While he offered no details on the outcomes, Eifert urged his troops to understand that silence from the command does not equal inaction. Several factors, including privacy regulations, have limited his ability to communicate what is going on, Eifert wrote.

“I am addressing this directly so that you don’t mistake silence for a conspiracy or cover-up,” he wrote. “While we can release the results of trials or other legal proceedings (such as courts-martial), the regulations forbid us from discussing certain specific aspects of adverse administrative actions, up to and including non-judicial punishment and discharge boards — even after they are completed. Given all these limitations, it can be extremely difficult for the command to convey to the force that misconduct has been dealt with appropriately. “

Some of the allegations against Canzoneri were detailed in an email to a state lawmaker from south Florida written by Maj. Elliot Potter, a Tampa-based officer in the Florida National Guard Judge Advocate General’s Corps. Potter researched the allegations and forwarded them to his superiors. A copy of his email was obtained by the Tampa Bay Times.

According to Potter, Canzoneri and another officer “have actively concealed evidence of sexual misconduct and other violence committed against soldiers of the Florida National Guard.”

Potter sent his email to state Sen. Lauren Book, a Florida Democrat, who told Gov. Ron DeSantis in a Jan. 16 letter that she was “inclined to believe” Potter. Investigations are underway at both the state and federal level, Book spokeswoman Claire VanSusteren told the Tampa Bay Times in March.

In a statement to the Tampa Bay Times in March, outgoing commander Maj. Gen. Michael Calhoun, 65, declined to comment on specifics of any investigation but said, “We are deeply troubled by these allegations.”

The Tampa Bay Times reported that among the people whose complaints fueled the investigations is Shira Callahan, a 46-year-old former civilian contractor for the Guard who filed sworn statements with the Guard Inspector General’s Office. Callahan alleged a pattern of sexual misconduct and other wrongdoing by Guard soldiers and leaders.

She said in an October 2017 sworn statement that Canzoneri, 56, came up to her during a break in a 2011 conference and “slowly ran his hand from one side of my bare shoulder to the other.”

She also said Canzoneri made sexual gestures to a female bartender during the same conference and ended a two-year affair he had with a female soldier. He then allegedly transferred the soldier after she refused to have sex with his friends.

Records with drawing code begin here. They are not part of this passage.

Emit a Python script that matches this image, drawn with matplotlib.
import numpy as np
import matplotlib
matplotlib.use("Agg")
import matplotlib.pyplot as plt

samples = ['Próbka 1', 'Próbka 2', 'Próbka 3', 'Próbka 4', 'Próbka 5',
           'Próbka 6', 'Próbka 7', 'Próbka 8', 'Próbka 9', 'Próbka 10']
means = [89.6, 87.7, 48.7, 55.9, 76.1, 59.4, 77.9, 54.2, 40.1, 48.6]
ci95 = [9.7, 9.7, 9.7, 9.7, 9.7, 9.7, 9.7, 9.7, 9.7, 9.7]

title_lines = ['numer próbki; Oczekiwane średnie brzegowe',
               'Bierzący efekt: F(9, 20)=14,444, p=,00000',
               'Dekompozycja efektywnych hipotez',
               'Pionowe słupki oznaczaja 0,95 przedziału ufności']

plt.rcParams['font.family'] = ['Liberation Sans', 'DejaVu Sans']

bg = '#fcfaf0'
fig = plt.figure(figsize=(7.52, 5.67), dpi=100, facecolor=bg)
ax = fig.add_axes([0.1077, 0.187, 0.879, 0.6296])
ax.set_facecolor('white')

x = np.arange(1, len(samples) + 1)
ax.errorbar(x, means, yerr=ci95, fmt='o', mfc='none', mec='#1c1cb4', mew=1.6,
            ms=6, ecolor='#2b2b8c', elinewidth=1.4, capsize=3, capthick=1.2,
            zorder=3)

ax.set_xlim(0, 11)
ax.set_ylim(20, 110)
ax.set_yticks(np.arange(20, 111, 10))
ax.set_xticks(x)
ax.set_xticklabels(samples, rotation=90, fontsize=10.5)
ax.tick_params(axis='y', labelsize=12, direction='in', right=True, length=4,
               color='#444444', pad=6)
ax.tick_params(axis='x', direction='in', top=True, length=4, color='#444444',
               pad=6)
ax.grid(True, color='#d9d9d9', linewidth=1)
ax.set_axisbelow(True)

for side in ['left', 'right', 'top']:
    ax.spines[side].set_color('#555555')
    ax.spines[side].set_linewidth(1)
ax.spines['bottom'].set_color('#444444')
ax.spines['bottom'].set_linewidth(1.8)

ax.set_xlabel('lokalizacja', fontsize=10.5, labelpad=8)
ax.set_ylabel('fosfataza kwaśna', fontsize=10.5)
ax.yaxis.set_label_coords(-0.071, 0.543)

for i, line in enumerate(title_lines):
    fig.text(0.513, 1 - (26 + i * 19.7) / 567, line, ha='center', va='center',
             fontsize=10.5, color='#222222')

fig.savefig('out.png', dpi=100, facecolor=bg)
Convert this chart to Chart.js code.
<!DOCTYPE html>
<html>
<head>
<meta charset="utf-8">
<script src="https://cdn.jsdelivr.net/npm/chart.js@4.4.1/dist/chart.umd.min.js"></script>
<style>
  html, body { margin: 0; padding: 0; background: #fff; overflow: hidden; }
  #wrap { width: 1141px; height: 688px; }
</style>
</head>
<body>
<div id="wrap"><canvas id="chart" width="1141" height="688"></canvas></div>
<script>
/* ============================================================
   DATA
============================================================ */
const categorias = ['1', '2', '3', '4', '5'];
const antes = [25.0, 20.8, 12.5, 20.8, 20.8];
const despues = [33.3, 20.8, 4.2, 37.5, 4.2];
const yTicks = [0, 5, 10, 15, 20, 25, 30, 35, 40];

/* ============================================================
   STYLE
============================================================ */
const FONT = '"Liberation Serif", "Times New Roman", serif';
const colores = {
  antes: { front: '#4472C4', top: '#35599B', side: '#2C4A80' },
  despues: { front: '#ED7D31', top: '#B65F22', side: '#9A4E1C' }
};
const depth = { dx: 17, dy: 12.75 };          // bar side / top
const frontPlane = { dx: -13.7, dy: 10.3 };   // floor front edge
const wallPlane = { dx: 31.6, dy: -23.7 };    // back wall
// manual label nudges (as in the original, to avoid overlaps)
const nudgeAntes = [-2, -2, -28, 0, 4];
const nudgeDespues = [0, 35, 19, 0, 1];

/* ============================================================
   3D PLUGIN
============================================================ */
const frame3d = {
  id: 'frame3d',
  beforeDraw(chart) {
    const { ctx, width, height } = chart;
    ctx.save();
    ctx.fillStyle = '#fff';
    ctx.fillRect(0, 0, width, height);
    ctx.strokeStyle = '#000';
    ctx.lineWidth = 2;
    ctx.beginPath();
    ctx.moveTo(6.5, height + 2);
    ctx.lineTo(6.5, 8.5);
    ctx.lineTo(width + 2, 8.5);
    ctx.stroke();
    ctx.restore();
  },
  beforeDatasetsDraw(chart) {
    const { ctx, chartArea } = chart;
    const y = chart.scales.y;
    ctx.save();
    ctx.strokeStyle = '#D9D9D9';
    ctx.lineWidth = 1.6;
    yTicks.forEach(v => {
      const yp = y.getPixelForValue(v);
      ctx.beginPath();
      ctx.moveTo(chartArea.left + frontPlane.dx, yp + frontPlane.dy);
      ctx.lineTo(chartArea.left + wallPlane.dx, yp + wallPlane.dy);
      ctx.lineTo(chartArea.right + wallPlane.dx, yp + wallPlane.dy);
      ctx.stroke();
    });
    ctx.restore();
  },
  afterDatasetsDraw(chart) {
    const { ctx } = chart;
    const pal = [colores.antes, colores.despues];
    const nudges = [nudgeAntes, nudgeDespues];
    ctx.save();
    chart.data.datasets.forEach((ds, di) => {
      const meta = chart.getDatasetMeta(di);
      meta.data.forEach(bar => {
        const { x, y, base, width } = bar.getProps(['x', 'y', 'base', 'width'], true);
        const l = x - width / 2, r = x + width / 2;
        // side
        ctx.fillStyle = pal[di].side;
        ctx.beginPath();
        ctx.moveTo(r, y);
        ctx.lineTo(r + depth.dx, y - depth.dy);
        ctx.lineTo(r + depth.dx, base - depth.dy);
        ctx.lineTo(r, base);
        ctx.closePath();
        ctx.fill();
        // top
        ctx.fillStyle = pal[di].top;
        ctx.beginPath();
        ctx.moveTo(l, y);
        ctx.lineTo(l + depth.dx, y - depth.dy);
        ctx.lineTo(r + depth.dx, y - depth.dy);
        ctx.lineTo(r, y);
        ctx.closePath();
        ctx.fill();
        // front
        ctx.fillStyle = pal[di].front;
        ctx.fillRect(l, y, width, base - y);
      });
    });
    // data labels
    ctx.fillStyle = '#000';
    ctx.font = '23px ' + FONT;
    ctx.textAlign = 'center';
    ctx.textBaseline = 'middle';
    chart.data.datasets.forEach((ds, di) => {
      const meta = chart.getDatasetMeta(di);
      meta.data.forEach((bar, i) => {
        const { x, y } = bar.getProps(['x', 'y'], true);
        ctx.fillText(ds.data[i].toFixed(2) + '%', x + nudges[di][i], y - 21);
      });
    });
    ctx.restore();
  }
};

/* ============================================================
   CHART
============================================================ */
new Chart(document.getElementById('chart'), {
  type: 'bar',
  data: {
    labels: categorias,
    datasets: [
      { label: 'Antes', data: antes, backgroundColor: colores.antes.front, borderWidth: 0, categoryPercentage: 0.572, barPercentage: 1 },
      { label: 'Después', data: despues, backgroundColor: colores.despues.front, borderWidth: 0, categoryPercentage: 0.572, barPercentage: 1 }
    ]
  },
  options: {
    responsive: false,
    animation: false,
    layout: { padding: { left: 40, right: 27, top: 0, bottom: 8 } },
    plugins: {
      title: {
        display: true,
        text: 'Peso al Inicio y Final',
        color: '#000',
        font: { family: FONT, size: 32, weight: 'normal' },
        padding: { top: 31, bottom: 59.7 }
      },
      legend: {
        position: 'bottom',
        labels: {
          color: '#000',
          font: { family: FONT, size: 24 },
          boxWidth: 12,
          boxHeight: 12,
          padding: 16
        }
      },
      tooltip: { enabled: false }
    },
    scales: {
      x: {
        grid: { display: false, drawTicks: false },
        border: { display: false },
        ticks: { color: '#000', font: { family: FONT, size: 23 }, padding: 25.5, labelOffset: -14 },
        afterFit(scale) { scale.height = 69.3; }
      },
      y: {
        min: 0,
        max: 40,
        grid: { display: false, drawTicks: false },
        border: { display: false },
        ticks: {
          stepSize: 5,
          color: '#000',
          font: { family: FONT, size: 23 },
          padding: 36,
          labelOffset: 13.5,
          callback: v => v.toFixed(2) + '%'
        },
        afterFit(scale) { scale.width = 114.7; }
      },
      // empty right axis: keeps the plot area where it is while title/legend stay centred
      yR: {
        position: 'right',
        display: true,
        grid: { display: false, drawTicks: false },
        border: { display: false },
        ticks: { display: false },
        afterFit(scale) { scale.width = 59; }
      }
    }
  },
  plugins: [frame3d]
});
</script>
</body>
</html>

Callahan also accused Canzoneri of covering up for another officer she named in her complaints: Lt. Col. Scott L. Taylor.

As a result of Callahan’s allegations, Taylor was found to have “created an intimidating, hostile or offensive work environment” for her, according to a September 2017 letter from Army Col. Leslie F. Caballero, inspector general with the Florida National Guard.

Caballero called it “conduct that brings discredit to the Florida National Guard.”

Those findings, signed off on by Calhoun, also included recommendations for changes in policies. They include ensuring that everyone considered for key positions is thoroughly screened and that personnel pass along information to commanders about “problem soldiers.”

As of May, the investigation into Taylor was ongoing, Brown told Military Times at the time.

In an interview with the Tampa Bay Times, Taylor vociferously denied allegations against him. He did not immediately respond to a request for comment made through the Guard Friday.

Eifert in his statement wrote that the ongoing fallout from the investigations requires transparency on the part of his command.

“Bottom line, we are not sweeping anything under the rug,” Eifert wrote. “I believe deeply in transparency and accountability, and know that both of these attributes are cornerstones of an effective, cohesive organization."

To get a better handle on the problems, the Guard recently conducted a force-wide climate survey on sexual harassment and sexual assault, Eifert wrote, with a little more than 10 percent of the force participating.

The responses “highlighted several strengths with regards to how we handle these issues in our formations, as well as a few things we need to work on,” Eifert wrote, without offering specifics.

The Commander’s Ready and Resilient Council has brought together a group of helping professionals who are currently creating a comprehensive action plan to address the issues identified, wrote Eifert, adding, “In the next few months “we will begin publishing a Privacy Act-compliant ‘Status of Discipline’ briefing for distribution to the entire force.”

A recurring publication, it will look back at six-month intervals “and publicize, for all to see, what actions command has taken in response to misconduct in our organization,” he wrote. “This transparency should close the loop on the adjudications of disciplinary actions and educate our members on expectations of the command’s exercise of authority.”